Quote from the first line below through the line that contains "import pandas as pd", both included, and leave the pictures out.

Collected data ::

--------

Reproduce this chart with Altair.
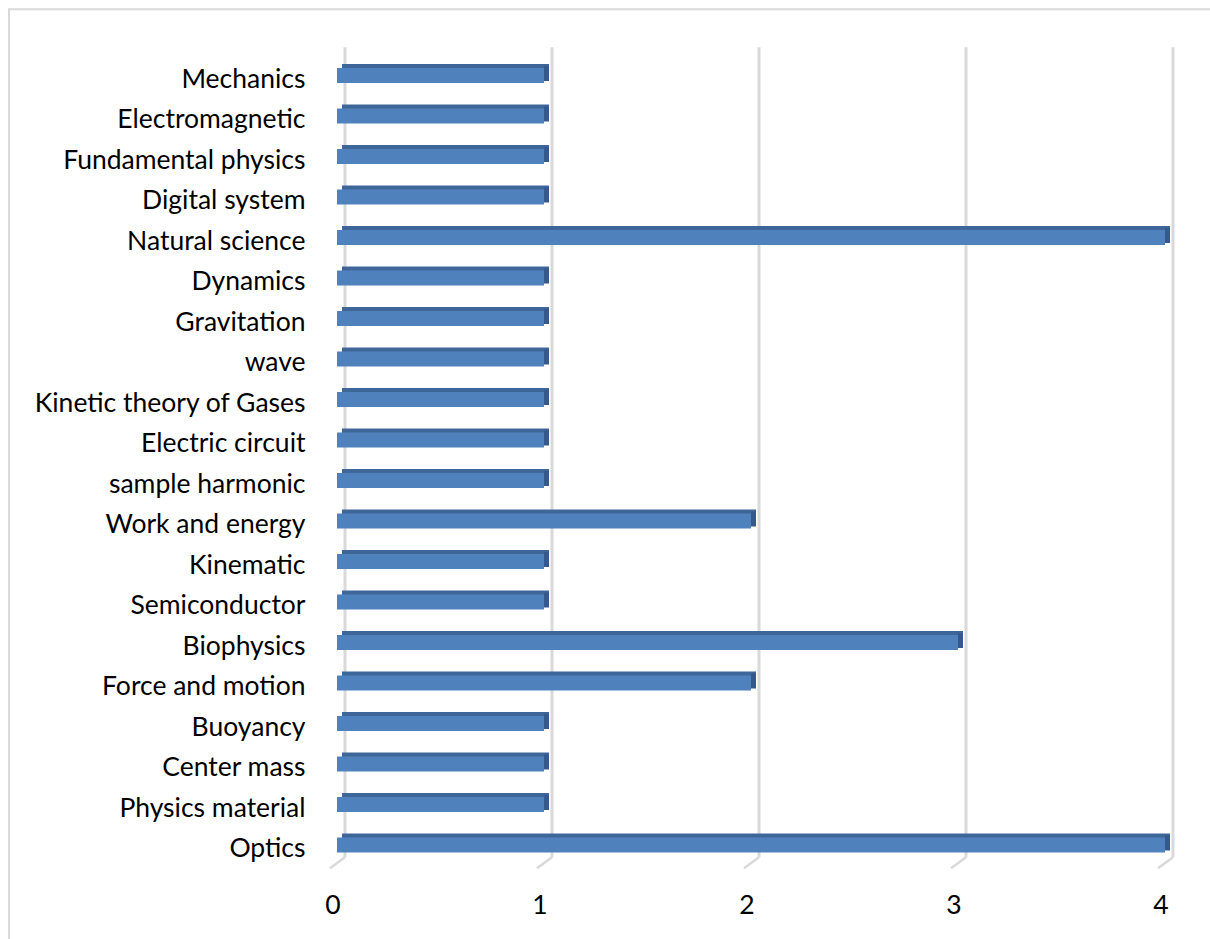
import altair as alt
import pandas as pd

topics = [
    "Mechanics", "Electromagnetic ", "Fundamental physics", "Digital system",
    "Natural science", "Dynamics", "Gravitation", "wave",
    "Kinetic theory of Gases", "Electric circuit", "sample harmonic",
    "Work and energy", "Kinematic", "Semiconductor", "Biophysics",
    "Force and motion", "Buoyancy", "Center mass", "Physics material", "Optics",
]
counts = [1, 1, 1, 1, 4, 1, 1, 1, 1, 1, 1, 2, 1, 1, 3, 2, 1, 1, 1, 4]
ticks = [0, 1, 2, 3, 4]

df = pd.DataFrame({"topic": topics, "count": counts})
grid = pd.DataFrame({"tick": ticks})
frame = pd.DataFrame({"k": [0]})

W, H = 828, 810
FONT = "Lato"
FS = 26.5

xs = alt.Scale(domain=[0, 4], nice=False, zero=True)
ys = alt.Scale(domain=topics, paddingInner=0, paddingOuter=0)

x_axis = alt.Axis(values=ticks, title=None, domain=False, ticks=False, grid=False,
                  labelOffset=-4.5, labelPadding=27, labelFont=FONT, labelFontSize=FS,
                  labelColor="#000000", format="d", labelFlush=False)
y_axis = alt.Axis(title=None, domain=False, ticks=False, grid=False,
                  labelPadding=32, labelFont=FONT, labelFontSize=FS, labelOffset=4,
                  labelColor="#000000", labelLimit=400,
                  labelExpr="slice(datum.label, -1) == ' ' ? slice(datum.label, 0, -1) + '\u00a0' : datum.label")

border = alt.Chart(frame).mark_rect(filled=False, stroke="#D9D9D9", strokeWidth=2).encode(
    x=alt.value(-328), y=alt.value(-46), x2=alt.value(W + 80), y2=alt.value(H + 120)
)

gridlines = alt.Chart(grid).mark_rule(color="#D9D9D9", strokeWidth=3, xOffset=8).encode(
    x=alt.X("tick:Q", scale=xs, axis=x_axis),
    y=alt.value(-8), y2=alt.value(802),
)
diag = alt.Chart(grid).mark_rule(color="#D9D9D9", strokeWidth=2.5, xOffset=8, x2Offset=-7).encode(
    x=alt.X("tick:Q", scale=xs, axis=x_axis),
    x2="tick:Q",
    y=alt.value(802), y2=alt.value(813),
)

y_enc = alt.Y("topic:N", sort=topics, scale=ys, axis=y_axis)

back = alt.Chart(df).mark_bar(size=15, color="#3E6698", xOffset=5, x2Offset=5,
                               yOffset=-4, y2Offset=-4).encode(
    x=alt.X("count:Q", scale=xs, axis=x_axis), y=y_enc
)
side = alt.Chart(df).mark_bar(size=15, color="#35598A", xOffset=0, x2Offset=5,
                               yOffset=-2, y2Offset=-2).encode(
    x=alt.X("count:Q", scale=xs, axis=x_axis), x2="count:Q", y=y_enc
)
front = alt.Chart(df).mark_bar(size=15, color="#4F81BD").encode(
    x=alt.X("count:Q", scale=xs, axis=x_axis), y=y_enc
)

chart = alt.layer(border, gridlines, diag, back, side, front).properties(
    width=W, height=H,
    autosize=alt.AutoSizeParams(type="none"),
    padding={"left": 337, "top": 55.25, "right": 45, "bottom": 73.75},
    background="white",
).configure_view(stroke=None)

chart.save("out.html", embed_options={"renderer": "svg", "actions": False})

--------

Reply to the task ::
Reproduce this chart with Altair.
import altair as alt
import pandas as pd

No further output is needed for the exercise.